## START
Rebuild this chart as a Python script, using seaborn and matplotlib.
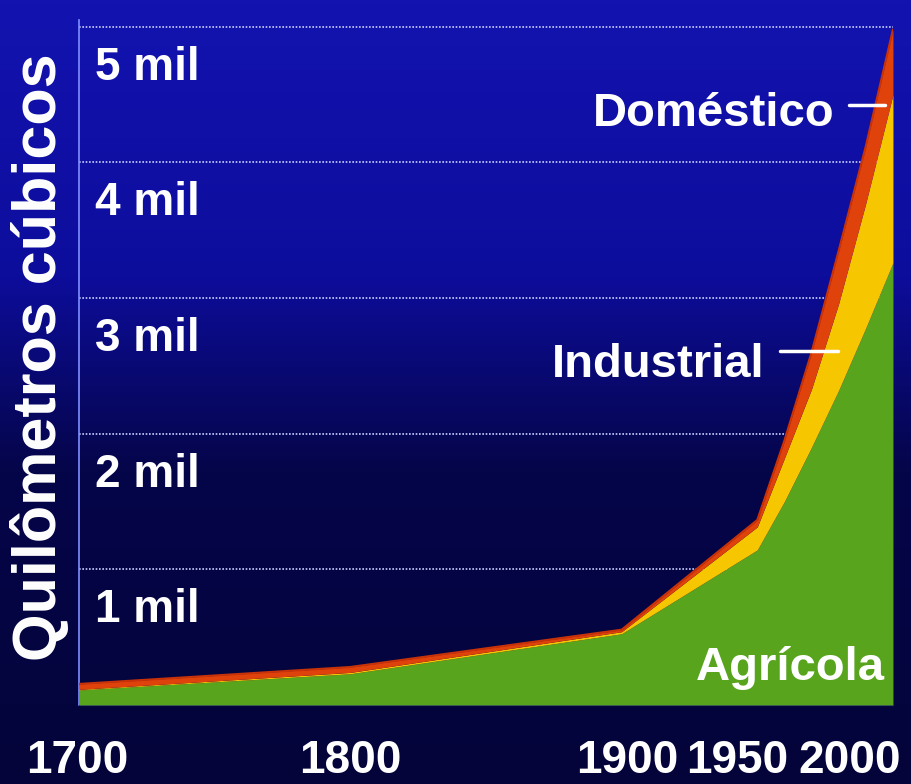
import numpy as np
import pandas as pd
import seaborn as sns
import matplotlib.pyplot as plt
from matplotlib.colors import LinearSegmentedColormap

years = [1700, 1800, 1900, 1950, 1960, 1970, 1980, 1990, 2000]
agricola = [110, 230, 525, 1143, 1500, 1900, 2320, 2780, 3260]
industrial = [5, 10, 15, 170, 320, 430, 640, 920, 1240]
domestico = [40, 40, 15, 51, 130, 270, 390, 420, 480]

x_ticks = [1700, 1800, 1900, 1950, 2000]
y_levels = [1000, 2000, 3000, 4000, 5000]
y_labels = ["1 mil", "2 mil", "3 mil", "4 mil", "5 mil"]

df = pd.DataFrame({"ano": years, "Agrícola": agricola,
                   "Industrial": industrial, "Doméstico": domestico})
df["total"] = df["Agrícola"] + df["Industrial"] + df["Doméstico"]

sns.set_style("dark")
plt.rcParams["font.family"] = ["Liberation Sans", "DejaVu Sans"]
plt.rcParams["font.weight"] = "bold"

fig = plt.figure(figsize=(9.11, 7.84), dpi=100)

# background: bright blue on top, dark navy below
bg = fig.add_axes([0, 0, 1, 1])
cmap = LinearSegmentedColormap.from_list(
    "bg", [(0.0, "#1313b0"), (0.35, "#0d0d9c"), (0.5, "#08086a"),
           (0.6, "#05054a"), (1.0, "#04043a")])
bg.imshow(np.linspace(0, 1, 256).reshape(-1, 1), aspect="auto", cmap=cmap,
          extent=[0, 1, 0, 1])
bg.axis("off")

ax = fig.add_axes([0.0867, 0.1008, 0.8935, 0.8737])
ax.set_facecolor("none")

colors = ["#58a41c", "#f6c600", "#e0420c"]
ax.stackplot(df["ano"], df["Agrícola"], df["Industrial"], df["Doméstico"],
             colors=colors, linewidth=0, zorder=3)
sns.lineplot(x="ano", y="total", data=df, ax=ax, color="#c83208",
             linewidth=1.5, zorder=4)

for v in y_levels:
    ax.axhline(v, color="#c8d0ff", linestyle=(0, (1, 1)), linewidth=1.2,
               zorder=1)

for v, lab in zip(y_levels, y_labels):
    ax.text(1705.9, v - 390, lab, ha="left", va="baseline", color="white",
            fontsize=33, fontweight="bold", zorder=5)

ax.set_xlim(1700, 2000)
ax.set_ylim(0, 5050)
ax.set_xticks(x_ticks)
ax.set_xticklabels([])
# year labels, nudged on the crowded right side like the original
for t, dx in zip(x_ticks, [-2, 0, 6, -20, -43]):
    ax.annotate(str(t), (t, 0), xytext=(dx * 0.72, -49),
                textcoords="offset points", ha="center", va="baseline",
                color="white", fontsize=33, fontweight="bold",
                annotation_clip=False)
ax.set_yticks([])
ax.tick_params(axis="x", length=5, width=1.2, color="#8090ff")
ax.grid(False)
for s in ["top", "right"]:
    ax.spines[s].set_visible(False)
ax.spines["left"].set_color("#7f8fff")
ax.spines["left"].set_linewidth(1.2)
ax.spines["bottom"].set_color("#1a1a80")
ax.set_xlabel("")
ax.set_ylabel("Quilômetros cúbicos", fontsize=44, fontweight="bold",
              color="white")
ax.yaxis.set_label_coords(-0.012, 0.508)

# labels for each use
ax.text(1978.6, 4265, "Doméstico", ha="right", va="baseline", color="white",
        fontsize=34, fontweight="bold", zorder=5)
ax.plot([1983.8, 1997.1], [4425, 4425], color="white", linewidth=2.5, zorder=5)
ax.text(1952.5, 2420, "Industrial", ha="right", va="baseline", color="white",
        fontsize=34, fontweight="bold", zorder=5)
ax.plot([1958.4, 1979.7], [2610, 2610], color="white", linewidth=2.5, zorder=5)
ax.text(1997, 185, "Agrícola", ha="right", va="baseline", color="white",
        fontsize=34, fontweight="bold", zorder=5)

plt.savefig("out.png", dpi=100)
## END
Omit any images, then output the listing exactly.

Rebuild this chart as a Python script, using seaborn and matplotlib.
import numpy as np
import pandas as pd
import seaborn as sns
import matplotlib.pyplot as plt
from matplotlib.colors import LinearSegmentedColormap

years = [1700, 1800, 1900, 1950, 1960, 1970, 1980, 1990, 2000]
agricola = [110, 230, 525, 1143, 1500, 1900, 2320, 2780, 3260]
industrial = [5, 10, 15, 170, 320, 430, 640, 920, 1240]
domestico = [40, 40, 15, 51, 130, 270, 390, 420, 480]

x_ticks = [1700, 1800, 1900, 1950, 2000]
y_levels = [1000, 2000, 3000, 4000, 5000]
y_labels = ["1 mil", "2 mil", "3 mil", "4 mil", "5 mil"]

df = pd.DataFrame({"ano": years, "Agrícola": agricola,
                   "Industrial": industrial, "Doméstico": domestico})
df["total"] = df["Agrícola"] + df["Industrial"] + df["Doméstico"]

sns.set_style("dark")
plt.rcParams["font.family"] = ["Liberation Sans", "DejaVu Sans"]
plt.rcParams["font.weight"] = "bold"

fig = plt.figure(figsize=(9.11, 7.84), dpi=100)

# background: bright blue on top, dark navy below
bg = fig.add_axes([0, 0, 1, 1])
cmap = LinearSegmentedColormap.from_list(
    "bg", [(0.0, "#1313b0"), (0.35, "#0d0d9c"), (0.5, "#08086a"),
           (0.6, "#05054a"), (1.0, "#04043a")])
bg.imshow(np.linspace(0, 1, 256).reshape(-1, 1), aspect="auto", cmap=cmap,
          extent=[0, 1, 0, 1])
bg.axis("off")

ax = fig.add_axes([0.0867, 0.1008, 0.8935, 0.8737])
ax.set_facecolor("none")

colors = ["#58a41c", "#f6c600", "#e0420c"]
ax.stackplot(df["ano"], df["Agrícola"], df["Industrial"], df["Doméstico"],
             colors=colors, linewidth=0, zorder=3)
sns.lineplot(x="ano", y="total", data=df, ax=ax, color="#c83208",
             linewidth=1.5, zorder=4)

for v in y_levels:
    ax.axhline(v, color="#c8d0ff", linestyle=(0, (1, 1)), linewidth=1.2,
               zorder=1)

for v, lab in zip(y_levels, y_labels):
    ax.text(1705.9, v - 390, lab, ha="left", va="baseline", color="white",
            fontsize=33, fontweight="bold", zorder=5)

ax.set_xlim(1700, 2000)
ax.set_ylim(0, 5050)
ax.set_xticks(x_ticks)
ax.set_xticklabels([])
# year labels, nudged on the crowded right side like the original
for t, dx in zip(x_ticks, [-2, 0, 6, -20, -43]):
    ax.annotate(str(t), (t, 0), xytext=(dx * 0.72, -49),
                textcoords="offset points", ha="center", va="baseline",
                color="white", fontsize=33, fontweight="bold",
                annotation_clip=False)
ax.set_yticks([])
ax.tick_params(axis="x", length=5, width=1.2, color="#8090ff")
ax.grid(False)
for s in ["top", "right"]:
    ax.spines[s].set_visible(False)
ax.spines["left"].set_color("#7f8fff")
ax.spines["left"].set_linewidth(1.2)
ax.spines["bottom"].set_color("#1a1a80")
ax.set_xlabel("")
ax.set_ylabel("Quilômetros cúbicos", fontsize=44, fontweight="bold",
              color="white")
ax.yaxis.set_label_coords(-0.012, 0.508)

# labels for each use
ax.text(1978.6, 4265, "Doméstico", ha="right", va="baseline", color="white",
        fontsize=34, fontweight="bold", zorder=5)
ax.plot([1983.8, 1997.1], [4425, 4425], color="white", linewidth=2.5, zorder=5)
ax.text(1952.5, 2420, "Industrial", ha="right", va="baseline", color="white",
        fontsize=34, fontweight="bold", zorder=5)
ax.plot([1958.4, 1979.7], [2610, 2610], color="white", linewidth=2.5, zorder=5)
ax.text(1997, 185, "Agrícola", ha="right", va="baseline", color="white",
        fontsize=34, fontweight="bold", zorder=5)

plt.savefig("out.png", dpi=100)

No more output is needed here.